As rivalidades são inerentes da arena intelectual e científica. Não há como ser diferente, principalmente, nos contextos ditos democráticos. Nos regimes autoritários/totalitários, essas rivalidades também existem, porém, os posicionamentos precisam ser bem calculados em relação à ideologia oficial. Na tese, cito o caso de um colaborador de Ernst Rüdin, chamado Hans Luxenburger. Como católico, ele publicou suas discordâncias com a política científica nazista, em pontos que ofendiam os preceitos da Igreja. Não tardou muito tempo e a SS [Schutzstaffel – a tropa de elite criada por Adolf Hitler] conseguiu afastá-lo de seu posto em Munique. Ele, porém, recebeu uma pena suave. Foi transferido para trabalhar como médico da Luftwaffe (Força Aérea). Foi uma pena suave se compararmos com outros casos fatais. O caso de Luxenburger ilustra bem o debate envolvendo a relação entre ciência e eugenia. Falamos anteriormente que Rüdin, ao combinar ciência, raça e eugenia, afastou-se das diretrizes propostas por Kraepelin para a pesquisa psiquiátrica. No Brasil, essa combinação entre ciência, raça e eugenia dividiu os médicos do grupo de Juliano Moreira e os médicos do grupo de Henrique Roxo e Renato Kehl – só para dar um exemplo, ainda que esquemático.
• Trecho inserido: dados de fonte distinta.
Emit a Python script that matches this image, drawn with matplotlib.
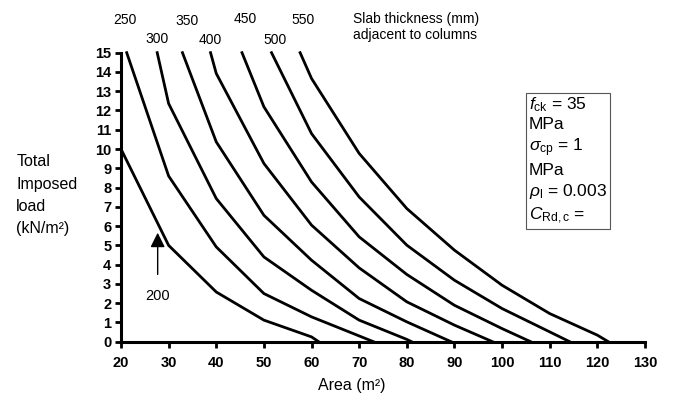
import matplotlib.pyplot as plt

plt.rcParams['font.family'] = ['Liberation Sans', 'DejaVu Sans']
plt.rcParams['mathtext.fontset'] = 'custom'
plt.rcParams['mathtext.rm'] = 'Liberation Sans'
plt.rcParams['mathtext.it'] = 'Liberation Sans:italic'

# slab thickness (mm) for each curve
thickness = [200, 250, 300, 350, 400, 450, 500, 550]

# area (m2) / total imposed load (kN/m2) pairs
area_200 = [20, 30, 40, 50, 60, 61.5]
load_200 = [10.0, 5.0, 2.58, 1.12, 0.25, 0]
area_250 = [21.2, 30, 40, 50, 60, 70, 73]
load_250 = [15, 8.6, 4.92, 2.50, 1.29, 0.3, 0]
area_300 = [27.6, 30, 40, 50, 60, 70, 80, 81]
load_300 = [15, 12.36, 7.43, 4.40, 2.67, 1.12, 0.12, 0]
area_350 = [32.9, 40, 50, 60, 70, 80, 89.3]
load_350 = [15, 10.37, 6.56, 4.23, 2.24, 1.03, 0]
area_400 = [38.8, 40, 50, 60, 70, 80, 90, 98]
load_400 = [15, 13.92, 9.25, 6.05, 3.83, 2.07, 0.86, 0]
area_450 = [45.4, 50, 60, 70, 80, 90, 100, 106]
load_450 = [15, 12.19, 8.29, 5.44, 3.49, 1.89, 0.68, 0]
area_500 = [51.6, 60, 70, 80, 90, 100, 110, 114.2]
load_500 = [15, 10.8, 7.51, 5.01, 3.19, 1.72, 0.51, 0]
area_550 = [57.6, 60, 70, 80, 90, 100, 110, 120, 122.3]
load_550 = [15, 13.66, 9.77, 6.91, 4.75, 2.93, 1.46, 0.34, 0]

areas = [area_200, area_250, area_300, area_350, area_400, area_450, area_500, area_550]
loads = [load_200, load_250, load_300, load_350, load_400, load_450, load_500, load_550]

fig = plt.figure(figsize=(6.74, 4.18), dpi=100)
ax = fig.add_axes([0.1795, 0.1825, 0.7775, 0.6915])

for a, w in zip(areas, loads):
    ax.plot(a, w, color='black', lw=2.0, solid_joinstyle='miter', clip_on=False)

ax.set_xlim(20, 130)
ax.set_ylim(0, 15)
ax.set_xticks(range(20, 131, 10))
ax.set_yticks(range(0, 16))
for lab in ax.get_xticklabels() + ax.get_yticklabels():
    lab.set_fontweight('bold')
    lab.set_fontsize(10.5)
ax.tick_params(direction='out', length=4, width=2, pad=3)
ax.tick_params(axis='x', pad=6)
ax.spines['top'].set_visible(False)
ax.spines['right'].set_visible(False)
ax.spines['left'].set_linewidth(2.2)
ax.spines['bottom'].set_linewidth(2.2)

ax.set_xlabel('Area (m²)', fontsize=11.5)
ax.xaxis.set_label_coords(0.44, -0.125)
fig.text(0.024, 0.533, 'Total\nImposed\nload\n(kN/m²)', fontsize=11.5,
         ha='left', va='center', linespacing=1.6)

# slab thickness labels above the curves
top_lbl = {250: (125, 20), 300: (157, 39), 350: (187, 21), 400: (210, 40),
           450: (245, 19), 500: (275, 40), 550: (303, 20)}
for t, (px, py) in top_lbl.items():
    fig.text(px / 674, 1 - py / 418, str(t), fontsize=10, ha='center', va='center')
fig.text(353 / 674, 1 - 27 / 418, 'Slab thickness (mm)\nadjacent to columns',
         fontsize=10, ha='left', va='center', linespacing=1.1)

# arrow for the 200 mm curve
ax.annotate('', xy=(27.7, 5.8), xytext=(27.7, 3.35),
            arrowprops=dict(arrowstyle='-|>', color='black', lw=1.0,
                            mutation_scale=22))
ax.text(27.7, 2.35, '200', fontsize=10.5, ha='center', va='center')

# parameter box
box = (r'$f_{\mathrm{ck}}$ = 35' + '\nMPa\n' + r'$\sigma_{\mathrm{cp}}$ = 1'
       + '\nMPa\n' + r'$\rho_{\mathrm{l}}$ = 0.003' + '\n' + r'$C_{\mathrm{Rd,c}}$ =     ')
fig.text(529 / 674, 1 - 95 / 418, box, fontsize=12.5, ha='left', va='top',
         linespacing=1.3,
         bbox=dict(boxstyle='square,pad=0.2', fc='white', ec='#555555', lw=0.8))

fig.savefig('out.png', dpi=100)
Como a Era dos Extremos acabou contribuindo para o desenvolvimento da medicina mental no século passado?
Acho curiosa a sua pergunta, embora ela seja muito pertinente. Digo isso, porque na tese eu procurei entender o inverso, isto é, como e por que a medicina mental contribuiu para a Era dos Extremos. Porém, existem muitos trabalhos que responderão a sua pergunta. Todos eles foram produzidos ao longo do movimento da Reforma Psiquiátrica. Não há dúvidas que as grandes guerras, os genocídios, o holocausto e os autoritarismos contribuíram, e muito, para que a psiquiatria tenha sido amplamente contestada e modificada, na segunda metade do século 20. Os trabalhos de Franco Basaglia, Benedetto Saraceno, Paulo Amarante, Joel Birman e Jurandir Freire Costa discorrem bem sobre as mudanças pelas quais a psiquiatria passou no mundo e no Brasil. A reforma foi realizada e, aqui, foi organizada uma rede de atenção psicossocial, com ambulatórios e CAPs [Centros de Atenção Psicossocial]. Parece-me que, no entanto, vivemos novos desafios no século 21. Temos uma sociedade altamente medicalizada, baseada no espetáculo, no consumo e no imperativo da felicidade. O resultado disso é um alto consumo de remédios psiquiátricos como Rivotril e Ritalina, muitas vezes sem o devido acompanhamento médico. Os elevados índices de depressão, pânico, alcoolismo e drogadição chamam bastante a atenção dos especialistas. Aos historiadores, cabe investigar a relação entre o DSM IV e V [Diagnostic and Statistical Manual of Mental Disorders, no original em inglês (4ª e 5ª edições)] e os chamados médicos neokraepelianos. E, talvez, assim, apresentar as continuidades e descontinuidades entre a psiquiatria biológica do século 21 e a psiquiatria alemã da primeira metade do século 20. Talvez, neste ponto a minha tese de doutorado traga contribuições importantes, embora não seja esse o seu tema, inclusive, porque foge bastante do recorte temporal da pesquisa.
Sua tese constatou que há poucos estudos sobre eugenia e medicina mental internacional, inclusive no Brasil. Por que existem poucos trabalhos nessa área?
Primeiramente, porque há um esforço relativamente recente de trabalho com a história transnacional ou global, no Brasil. Creio que nos próximos anos teremos novos trabalhos que contribuirão bastante com a temática. Fora do país, já há um campo consolidado de estudos transnacionais que pouco explora, porém, as relações da Europa com a América Latina. Há uma dificuldade linguística aí. Além disso, embora haja muitos estudos de qualidade publicados em inglês, entendo que a produção [nesse idioma] não dá conta do universo de referências importantes disponíveis, sejam elas fontes ou bibliografias acadêmicas produzidas em espanhol, francês, alemão etc. Há que se investir no estudo de idiomas.